March 11, 2021

Towards a next generation object storage for Software Heritage

The mission of Software Heritage is to collect, preserve and share all the publicly available source code. With 10 billion source files from more than 150 million projects, the Software Heritage archive is the largest collection of source code ever created.

Building the Software Heritage infrastructure is no simple feat. We already described the challenge of connecting to a broad spectrum of code hosting and distribution platforms, listing their contents and loading the history of development from a variety of version control system (and you can help us takling this challenge through a dedicated grant program).

Today, we are delighted to announce a collaboration with Easter-eggs to address another key issue we face: building an object storage that can scale to tens of billions of source code files, which can be quite small compared to the usual workload for which object storage systems are designed. In 2010 Facebook published a seminal article describing how they solved a similar problem. A decade later it is still a challenge that projects such as SeaweedFS or Ambry try to address.

None of these approaches is a perfect fit for storing tens of billions of immutable objects, and Easter-eggs is bringing to bear its expertise to fill the gap.

Founded in 1997, Easter-eggs is a company well known for its commitment to work exclusively with Free Software as in its democratic governance where the company belongs equally to all its workers.

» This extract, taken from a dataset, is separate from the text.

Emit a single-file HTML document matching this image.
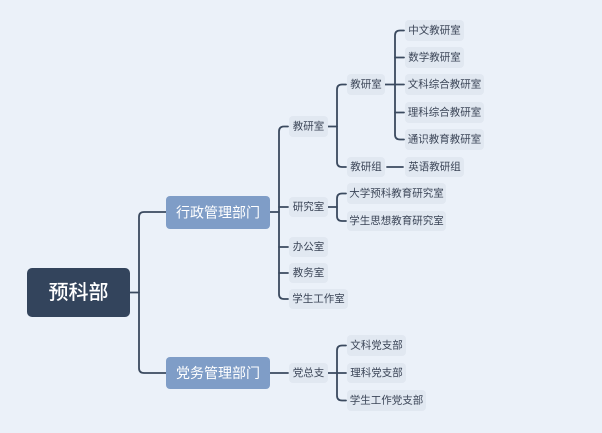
<!DOCTYPE html>
<html><head><meta charset="utf-8"><style>
html,body{margin:0;padding:0;background:#ebf1f9;}
svg{display:block;}
text{font-family:"Liberation Sans","Noto Sans CJK SC",sans-serif;}
</style></head><body>
<svg width="602" height="433" viewBox="0 0 602 433" xmlns="http://www.w3.org/2000/svg">
<rect width="602" height="433" fill="#ebf1f9"/>
<g fill="none" stroke="#3b4a5f" stroke-width="1.8" stroke-linecap="round">
<!-- root -->
<path d="M130,292.5 H139"/>
<path d="M166,212 H144 Q139,212 139,217 V368 Q139,373 144,373 H166"/>
<!-- L1 a -->
<path d="M270,212 H279"/>
<path d="M288,126.5 H284 Q279,126.5 279,131.5 V294 Q279,299 284,299 H288"/>
<path d="M279,207 H288 M279,247 H288 M279,273 H288"/>
<!-- L1 b -->
<path d="M270,373 H288"/>
<!-- 教研室 L2 -->
<path d="M328,126.5 H337"/>
<path d="M346,84.5 H342 Q337,84.5 337,89.5 V162 Q337,167 342,167 H346"/>
<!-- inner 教研室 -->
<path d="M385,84.5 H404"/>
<path d="M404,30.5 H400 Q395,30.5 395,35.5 V134.5 Q395,139.5 400,139.5 H404"/>
<path d="M395,57.5 H404 M395,112.5 H404"/>
<!-- 教研组 -->
<path d="M387,167 H403"/>
<!-- 研究室 -->
<path d="M328,207 H337"/>
<path d="M346,193.5 H342 Q337,193.5 337,198.5 V216 Q337,221 342,221 H346"/>
<!-- 党总支 -->
<path d="M328,373 H346"/>
<path d="M346,345.5 H342 Q337,345.5 337,350.5 V395.5 Q337,400.5 342,400.5 H346"/>
</g>

<!-- root -->
<rect x="27" y="268" width="103" height="49" rx="5" fill="#33445c"/>
<text x="78.5" y="293" font-size="20" font-weight="500" fill="#ffffff" text-anchor="middle" dominant-baseline="central">预科部</text>

<!-- L1 -->
<rect x="166" y="196" width="104" height="33" rx="4" fill="#7f9dc7"/>
<text x="218" y="212.5" font-size="14" fill="#ffffff" text-anchor="middle" dominant-baseline="central">行政管理部门</text>
<rect x="166" y="357" width="104" height="32" rx="4" fill="#7f9dc7"/>
<text x="218" y="373" font-size="14" fill="#ffffff" text-anchor="middle" dominant-baseline="central">党务管理部门</text>

<g font-size="10.5" fill="#3b4557" text-anchor="middle" dominant-baseline="central">
<!-- L2 -->
<rect x="289" y="116" width="39" height="21" rx="4" fill="#e1e8f1" stroke="none"/>
<text x="308.5" y="126.5">教研室</text>
<rect x="289" y="197" width="39" height="20" rx="4" fill="#e1e8f1"/>
<text x="308.5" y="207">研究室</text>
<rect x="289" y="237" width="39" height="20" rx="4" fill="#e1e8f1"/>
<text x="308.5" y="247">办公室</text>
<rect x="289" y="263" width="39" height="20" rx="4" fill="#e1e8f1"/>
<text x="308.5" y="273">教务室</text>
<rect x="289" y="289" width="59" height="20" rx="4" fill="#e1e8f1"/>
<text x="318.5" y="299">学生工作室</text>
<rect x="289" y="363" width="39" height="20" rx="4" fill="#e1e8f1"/>
<text x="308.5" y="373">党总支</text>

<!-- L3 -->
<rect x="347" y="74" width="38" height="21" rx="4" fill="#e1e8f1"/>
<text x="366" y="84.5">教研室</text>
<rect x="347" y="157" width="38" height="20" rx="4" fill="#e1e8f1"/>
<text x="366" y="167">教研组</text>
<rect x="347" y="183" width="99" height="21" rx="4" fill="#e1e8f1"/>
<text x="396.5" y="193.5">大学预科教育研究室</text>
<rect x="347" y="211" width="99" height="20" rx="4" fill="#e1e8f1"/>
<text x="396.5" y="221">学生思想教育研究室</text>
<rect x="347" y="335" width="59" height="21" rx="4" fill="#e1e8f1"/>
<text x="376.5" y="345.5">文科党支部</text>
<rect x="347" y="363" width="59" height="20" rx="4" fill="#e1e8f1"/>
<text x="376.5" y="373">理科党支部</text>
<rect x="347" y="390" width="79" height="21" rx="4" fill="#e1e8f1"/>
<text x="386.5" y="400.5">学生工作党支部</text>

<!-- L4 -->
<rect x="405" y="20" width="59" height="21" rx="4" fill="#e1e8f1"/>
<text x="434.5" y="30.5">中文教研室</text>
<rect x="405" y="47" width="59" height="21" rx="4" fill="#e1e8f1"/>
<text x="434.5" y="57.5">数学教研室</text>
<rect x="405" y="74" width="79" height="21" rx="4" fill="#e1e8f1"/>
<text x="444.5" y="84.5">文科综合教研室</text>
<rect x="405" y="102" width="79" height="21" rx="4" fill="#e1e8f1"/>
<text x="444.5" y="112.5">理科综合教研室</text>
<rect x="405" y="129" width="79" height="21" rx="4" fill="#e1e8f1"/>
<text x="444.5" y="139.5">通识教育教研室</text>
<rect x="405" y="157" width="59" height="20" rx="4" fill="#e1e8f1"/>
<text x="434.5" y="167">英语教研组</text>
</g>
</svg>
</body></html>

This project is perfectly in line with Easter-eggs’ values and with its professional mission of contributing to the development of Free Software” says Pierre-Yves Dillard, Eater-eggs’ co-founder, “Easter-eggs is highly motivated to be part of and actively contribute to this effort and to advancing knowledge in this area.”

The details are in this issue and the design is being drafted here. As for everything we do at Software Heritage, this is an open collaboration and you are welcome to join the effort.